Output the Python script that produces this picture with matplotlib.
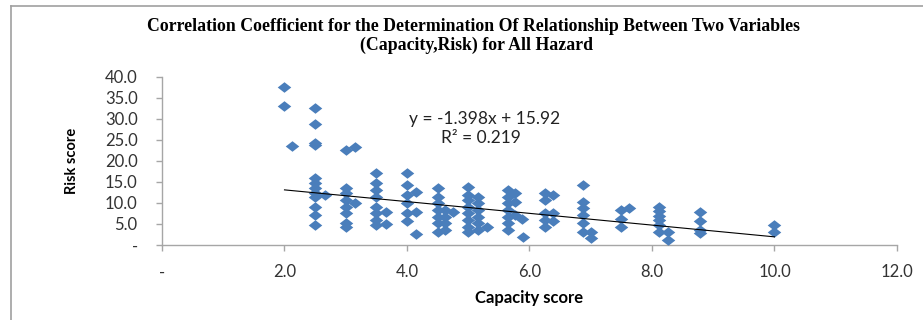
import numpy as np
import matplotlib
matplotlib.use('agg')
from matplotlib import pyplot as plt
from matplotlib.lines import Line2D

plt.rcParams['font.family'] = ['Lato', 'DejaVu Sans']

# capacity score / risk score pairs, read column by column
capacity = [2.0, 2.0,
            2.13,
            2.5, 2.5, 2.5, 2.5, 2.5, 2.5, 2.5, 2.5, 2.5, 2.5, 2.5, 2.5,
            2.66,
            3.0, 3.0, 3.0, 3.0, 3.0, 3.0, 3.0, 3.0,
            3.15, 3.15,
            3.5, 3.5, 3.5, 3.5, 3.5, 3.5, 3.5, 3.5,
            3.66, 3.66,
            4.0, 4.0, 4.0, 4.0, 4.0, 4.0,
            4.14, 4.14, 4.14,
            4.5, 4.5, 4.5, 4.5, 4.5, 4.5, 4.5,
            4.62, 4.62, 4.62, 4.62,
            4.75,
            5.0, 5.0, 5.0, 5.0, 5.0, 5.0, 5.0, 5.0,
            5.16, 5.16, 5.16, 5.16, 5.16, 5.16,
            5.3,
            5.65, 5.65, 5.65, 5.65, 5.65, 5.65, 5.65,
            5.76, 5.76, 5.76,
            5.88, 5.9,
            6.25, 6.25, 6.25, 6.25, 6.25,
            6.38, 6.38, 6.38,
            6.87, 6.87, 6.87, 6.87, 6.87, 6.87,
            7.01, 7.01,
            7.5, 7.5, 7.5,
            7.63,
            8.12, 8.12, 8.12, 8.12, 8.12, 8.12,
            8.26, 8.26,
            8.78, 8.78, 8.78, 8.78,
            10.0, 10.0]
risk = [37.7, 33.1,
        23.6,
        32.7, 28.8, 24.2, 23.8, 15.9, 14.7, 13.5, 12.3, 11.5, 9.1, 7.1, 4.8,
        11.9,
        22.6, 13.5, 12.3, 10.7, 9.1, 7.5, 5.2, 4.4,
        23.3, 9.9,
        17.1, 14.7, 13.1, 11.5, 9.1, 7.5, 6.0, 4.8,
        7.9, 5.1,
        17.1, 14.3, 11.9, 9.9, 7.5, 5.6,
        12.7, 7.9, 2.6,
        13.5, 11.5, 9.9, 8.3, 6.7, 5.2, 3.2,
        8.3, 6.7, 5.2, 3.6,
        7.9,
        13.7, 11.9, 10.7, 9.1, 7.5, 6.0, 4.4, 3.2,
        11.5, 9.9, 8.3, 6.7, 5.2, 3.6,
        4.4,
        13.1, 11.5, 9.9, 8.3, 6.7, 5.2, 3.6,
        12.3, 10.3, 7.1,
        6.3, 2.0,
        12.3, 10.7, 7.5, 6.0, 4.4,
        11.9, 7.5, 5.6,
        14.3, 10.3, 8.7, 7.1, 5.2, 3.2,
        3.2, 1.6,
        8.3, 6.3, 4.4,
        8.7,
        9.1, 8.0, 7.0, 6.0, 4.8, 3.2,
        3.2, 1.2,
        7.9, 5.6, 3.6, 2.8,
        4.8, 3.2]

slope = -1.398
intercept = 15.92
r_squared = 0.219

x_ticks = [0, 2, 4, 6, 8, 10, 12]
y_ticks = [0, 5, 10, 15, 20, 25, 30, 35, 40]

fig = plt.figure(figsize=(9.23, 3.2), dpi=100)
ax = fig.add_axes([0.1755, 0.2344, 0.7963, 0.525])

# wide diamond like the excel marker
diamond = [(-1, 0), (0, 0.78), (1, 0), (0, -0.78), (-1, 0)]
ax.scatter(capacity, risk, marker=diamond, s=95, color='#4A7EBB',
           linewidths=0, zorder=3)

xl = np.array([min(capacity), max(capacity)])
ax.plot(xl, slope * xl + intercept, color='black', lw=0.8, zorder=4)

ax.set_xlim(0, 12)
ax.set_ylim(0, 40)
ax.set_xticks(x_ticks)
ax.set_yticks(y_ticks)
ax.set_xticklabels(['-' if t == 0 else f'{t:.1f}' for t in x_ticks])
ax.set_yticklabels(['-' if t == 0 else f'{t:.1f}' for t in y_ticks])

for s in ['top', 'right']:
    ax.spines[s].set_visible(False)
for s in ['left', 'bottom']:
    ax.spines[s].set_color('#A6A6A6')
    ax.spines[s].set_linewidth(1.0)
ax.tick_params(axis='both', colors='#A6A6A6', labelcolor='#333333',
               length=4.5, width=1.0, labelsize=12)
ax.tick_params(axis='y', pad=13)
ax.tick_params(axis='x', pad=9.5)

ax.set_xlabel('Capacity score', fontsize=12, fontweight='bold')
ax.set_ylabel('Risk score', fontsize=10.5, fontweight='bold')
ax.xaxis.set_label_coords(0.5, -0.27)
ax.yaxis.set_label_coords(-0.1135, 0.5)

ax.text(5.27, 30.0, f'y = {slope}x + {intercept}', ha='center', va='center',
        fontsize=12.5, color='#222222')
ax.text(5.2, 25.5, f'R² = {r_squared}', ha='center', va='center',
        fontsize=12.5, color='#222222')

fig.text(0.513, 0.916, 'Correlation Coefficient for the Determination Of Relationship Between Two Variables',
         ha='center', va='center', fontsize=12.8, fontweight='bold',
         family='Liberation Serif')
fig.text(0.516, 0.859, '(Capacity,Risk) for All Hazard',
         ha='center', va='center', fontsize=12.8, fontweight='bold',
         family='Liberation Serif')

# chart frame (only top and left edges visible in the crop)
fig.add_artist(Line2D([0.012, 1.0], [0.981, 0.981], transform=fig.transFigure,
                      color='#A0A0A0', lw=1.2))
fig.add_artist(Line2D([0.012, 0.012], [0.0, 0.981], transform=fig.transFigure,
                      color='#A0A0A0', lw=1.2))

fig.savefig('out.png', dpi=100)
****************
Every line of the data should be copied as it stands, without the images.

Output the Python script that produces this picture with matplotlib.
import numpy as np
import matplotlib
matplotlib.use('agg')
from matplotlib import pyplot as plt
from matplotlib.lines import Line2D

plt.rcParams['font.family'] = ['Lato', 'DejaVu Sans']

# capacity score / risk score pairs, read column by column
capacity = [2.0, 2.0,
            2.13,
            2.5, 2.5, 2.5, 2.5, 2.5, 2.5, 2.5, 2.5, 2.5, 2.5, 2.5, 2.5,
            2.66,
            3.0, 3.0, 3.0, 3.0, 3.0, 3.0, 3.0, 3.0,
            3.15, 3.15,
            3.5, 3.5, 3.5, 3.5, 3.5, 3.5, 3.5, 3.5,
            3.66, 3.66,
            4.0, 4.0, 4.0, 4.0, 4.0, 4.0,
            4.14, 4.14, 4.14,
            4.5, 4.5, 4.5, 4.5, 4.5, 4.5, 4.5,
            4.62, 4.62, 4.62, 4.62,
            4.75,
            5.0, 5.0, 5.0, 5.0, 5.0, 5.0, 5.0, 5.0,
            5.16, 5.16, 5.16, 5.16, 5.16, 5.16,
            5.3,
            5.65, 5.65, 5.65, 5.65, 5.65, 5.65, 5.65,
            5.76, 5.76, 5.76,
            5.88, 5.9,
            6.25, 6.25, 6.25, 6.25, 6.25,
            6.38, 6.38, 6.38,
            6.87, 6.87, 6.87, 6.87, 6.87, 6.87,
            7.01, 7.01,
            7.5, 7.5, 7.5,
            7.63,
            8.12, 8.12, 8.12, 8.12, 8.12, 8.12,
            8.26, 8.26,
            8.78, 8.78, 8.78, 8.78,
            10.0, 10.0]
risk = [37.7, 33.1,
        23.6,
        32.7, 28.8, 24.2, 23.8, 15.9, 14.7, 13.5, 12.3, 11.5, 9.1, 7.1, 4.8,
        11.9,
        22.6, 13.5, 12.3, 10.7, 9.1, 7.5, 5.2, 4.4,
        23.3, 9.9,
        17.1, 14.7, 13.1, 11.5, 9.1, 7.5, 6.0, 4.8,
        7.9, 5.1,
        17.1, 14.3, 11.9, 9.9, 7.5, 5.6,
        12.7, 7.9, 2.6,
        13.5, 11.5, 9.9, 8.3, 6.7, 5.2, 3.2,
        8.3, 6.7, 5.2, 3.6,
        7.9,
        13.7, 11.9, 10.7, 9.1, 7.5, 6.0, 4.4, 3.2,
        11.5, 9.9, 8.3, 6.7, 5.2, 3.6,
        4.4,
        13.1, 11.5, 9.9, 8.3, 6.7, 5.2, 3.6,
        12.3, 10.3, 7.1,
        6.3, 2.0,
        12.3, 10.7, 7.5, 6.0, 4.4,
        11.9, 7.5, 5.6,
        14.3, 10.3, 8.7, 7.1, 5.2, 3.2,
        3.2, 1.6,
        8.3, 6.3, 4.4,
        8.7,
        9.1, 8.0, 7.0, 6.0, 4.8, 3.2,
        3.2, 1.2,
        7.9, 5.6, 3.6, 2.8,
        4.8, 3.2]

slope = -1.398
intercept = 15.92
r_squared = 0.219

x_ticks = [0, 2, 4, 6, 8, 10, 12]
y_ticks = [0, 5, 10, 15, 20, 25, 30, 35, 40]

fig = plt.figure(figsize=(9.23, 3.2), dpi=100)
ax = fig.add_axes([0.1755, 0.2344, 0.7963, 0.525])

# wide diamond like the excel marker
diamond = [(-1, 0), (0, 0.78), (1, 0), (0, -0.78), (-1, 0)]
ax.scatter(capacity, risk, marker=diamond, s=95, color='#4A7EBB',
           linewidths=0, zorder=3)

xl = np.array([min(capacity), max(capacity)])
ax.plot(xl, slope * xl + intercept, color='black', lw=0.8, zorder=4)

ax.set_xlim(0, 12)
ax.set_ylim(0, 40)
ax.set_xticks(x_ticks)
ax.set_yticks(y_ticks)
ax.set_xticklabels(['-' if t == 0 else f'{t:.1f}' for t in x_ticks])
ax.set_yticklabels(['-' if t == 0 else f'{t:.1f}' for t in y_ticks])

for s in ['top', 'right']:
    ax.spines[s].set_visible(False)
for s in ['left', 'bottom']:
    ax.spines[s].set_color('#A6A6A6')
    ax.spines[s].set_linewidth(1.0)
ax.tick_params(axis='both', colors='#A6A6A6', labelcolor='#333333',
               length=4.5, width=1.0, labelsize=12)
ax.tick_params(axis='y', pad=13)
ax.tick_params(axis='x', pad=9.5)

ax.set_xlabel('Capacity score', fontsize=12, fontweight='bold')
ax.set_ylabel('Risk score', fontsize=10.5, fontweight='bold')
ax.xaxis.set_label_coords(0.5, -0.27)
ax.yaxis.set_label_coords(-0.1135, 0.5)

ax.text(5.27, 30.0, f'y = {slope}x + {intercept}', ha='center', va='center',
        fontsize=12.5, color='#222222')
ax.text(5.2, 25.5, f'R² = {r_squared}', ha='center', va='center',
        fontsize=12.5, color='#222222')

fig.text(0.513, 0.916, 'Correlation Coefficient for the Determination Of Relationship Between Two Variables',
         ha='center', va='center', fontsize=12.8, fontweight='bold',
         family='Liberation Serif')
fig.text(0.516, 0.859, '(Capacity,Risk) for All Hazard',
         ha='center', va='center', fontsize=12.8, fontweight='bold',
         family='Liberation Serif')

# chart frame (only top and left edges visible in the crop)
fig.add_artist(Line2D([0.012, 1.0], [0.981, 0.981], transform=fig.transFigure,
                      color='#A0A0A0', lw=1.2))
fig.add_artist(Line2D([0.012, 0.012], [0.0, 0.981], transform=fig.transFigure,
                      color='#A0A0A0', lw=1.2))

fig.savefig('out.png', dpi=100)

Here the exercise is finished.